Menschen scheinen von fiebriger Nervosität erfasst
Es ist ein ungewöhnlicher "Tatort", den Format-Debütantin Christina Ebelt fürs Schwarzwald-Team geschrieben und inszeniert hat. Bereits der Todesfall in der Gondel wird – wohl bewusst – unübersichtlich erzählt: Wie ist es dazu gekommen, dass der gesichtslose, schweigende Fensteröffnungs-Verweigerer gestorben ist? Weshalb flieht das schwangere Paar – anstatt sich zu stellen und die Situation aufzuklären? Macht das kopflos wirkende Durchstreifen des Waldes nicht alles schlimmer – zumal in Ninas Zustand? Auch Ermittler, Anwohner und Medien scheinen von fiebriger Nervosität erfasst. Eine Nervosität und latente Aggro-Stimmung, die bald auch Toblers und Bergs Binnenklima vergiftet. Man misstraut einander, pflaumt sich an, kritisiert den anderen – und sagt Dinge, die verletzen.
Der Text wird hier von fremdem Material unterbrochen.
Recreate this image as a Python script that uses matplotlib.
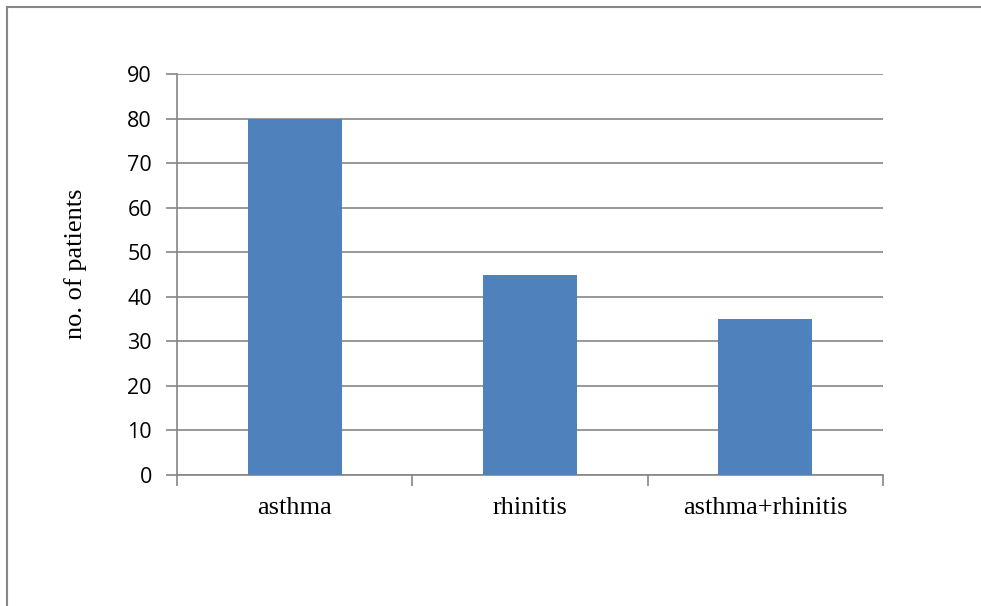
import matplotlib
matplotlib.use("Agg")
import matplotlib.pyplot as plt
from matplotlib.lines import Line2D

categories = ["asthma", "rhinitis", "asthma+rhinitis"]
patients = [80, 45, 35]
y_ticks = [0, 10, 20, 30, 40, 50, 60, 70, 80, 90]

grey = "#868686"

fig = plt.figure(figsize=(9.81, 6.06), dpi=100)
ax = fig.add_axes([177 / 981, 1 - 475 / 606, (883 - 177) / 981, (475 - 74) / 606])

x = list(range(len(categories)))
ax.bar(x, patients, width=0.4, color="#4F81BD", zorder=3)

ax.set_xlim(-0.5, len(categories) - 0.5)
ax.set_ylim(0, 90)
ax.set_yticks(y_ticks)
ax.set_yticklabels([str(v) for v in y_ticks], fontfamily="Open Sans", fontsize=15.5)
ax.yaxis.grid(True, color=grey, linewidth=1.2, zorder=0)

ax.set_xticks([i - 0.5 for i in range(len(categories) + 1)])
ax.set_xticklabels([])
ax.set_xticks(x, minor=True)
ax.set_xticklabels(categories, minor=True, fontfamily="Liberation Serif", fontsize=19)
ax.tick_params(axis="x", which="minor", length=0, pad=16)
ax.tick_params(axis="x", which="major", length=8, width=1.2, color=grey, direction="out")
ax.tick_params(axis="y", length=8, width=1.2, color=grey, direction="out", pad=10)

for side in ["top", "right"]:
    ax.spines[side].set_visible(False)
for side in ["left", "bottom"]:
    ax.spines[side].set_color(grey)
    ax.spines[side].set_linewidth(1.2)

ax.set_ylabel("no. of patients", fontfamily="Liberation Serif", fontsize=19)
ax.yaxis.set_label_coords(-0.128, 0.526)

# outer frame lines (top and left)
fig.add_artist(Line2D([7 / 981, 1], [1 - 7 / 606, 1 - 7 / 606], transform=fig.transFigure, color=grey, linewidth=1.5))
fig.add_artist(Line2D([7 / 981, 7 / 981], [0, 1 - 7 / 606], transform=fig.transFigure, color=grey, linewidth=1.5))

fig.savefig("out.png", dpi=100)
Filmemacherin Ebelt, die selbst aus dem Schwäbischen stammt, hat künstlerische Vorerfahrung, was die Inszenierung von Konflikten betrifft. Gemeinsam mit Jan Bonny schrieb sie das Drehbuch zum mehrfach preisegekrönten Film "Gegenüber" (2007), in dem Matthias Brandt und Victoria Trauttmansdorff ein Paar spielten, das sich seelisch wie körperlich quält und dem anderen den Garaus machen will. Auch in Ebelts Drehbuch zu "Es ist alles in Ordnung" (2014) mit Mark Waschke und Silke Bodenbender geht es um den Einbruch häuslicher Gewalt in eine Mittelklasse-Familie. Offenbar interessiert sich die Filmemacherin für Art und Weise, wie in unserem Leben, unseren Beziehungen, der Gesellschaft Gefühle kippen und zu Gewalt führen. Dass diese Frage ziemlich aktuell ist, beweisen zahlreiche Debatten um den rauen Ton unserer Gesellschaft inklusive körperlicher Angriffe.
Atemloser Waldthriller – oder mehr?
Es gibt einen Twist im Film, der gewagt ist, aber die Verhaltensauffälligkeiten des flüchtenden Paares zumindest erklärt. "Tatort: Die große Angst" ist dennoch ein ungewöhnlicher Beitrag zur Reihe und das, obwohl der Krimi formal nicht besonders experimentell oder fordernd auftritt. Was hätte wohl ein Dominik Graf aus dem gleichen Stoff gemacht? Immerhin mag auch er Filme, in denen man der Polizei als Apparat auf die Finger schaut. Christina Ebelts ersten "Tatort" könnte man auch als atemlosen Waldthriller mögen – ganz ohne den gesellschaftlichen Überbau. Auch eine andere Reaktion ist möglich: Man ist genervt vom genervten Personal des Südwest-Krimis, der noch dazu ein paar logischen Schwächen hat. Beide Arten der Rezeption sind möglich. Nur ganz gewöhnlich ist der "Tatort: Die große Angst" auf gar keinen Fall. Im täglichen Krimi-Einerlei des deutschen Fernsehens ein Pluspunkt.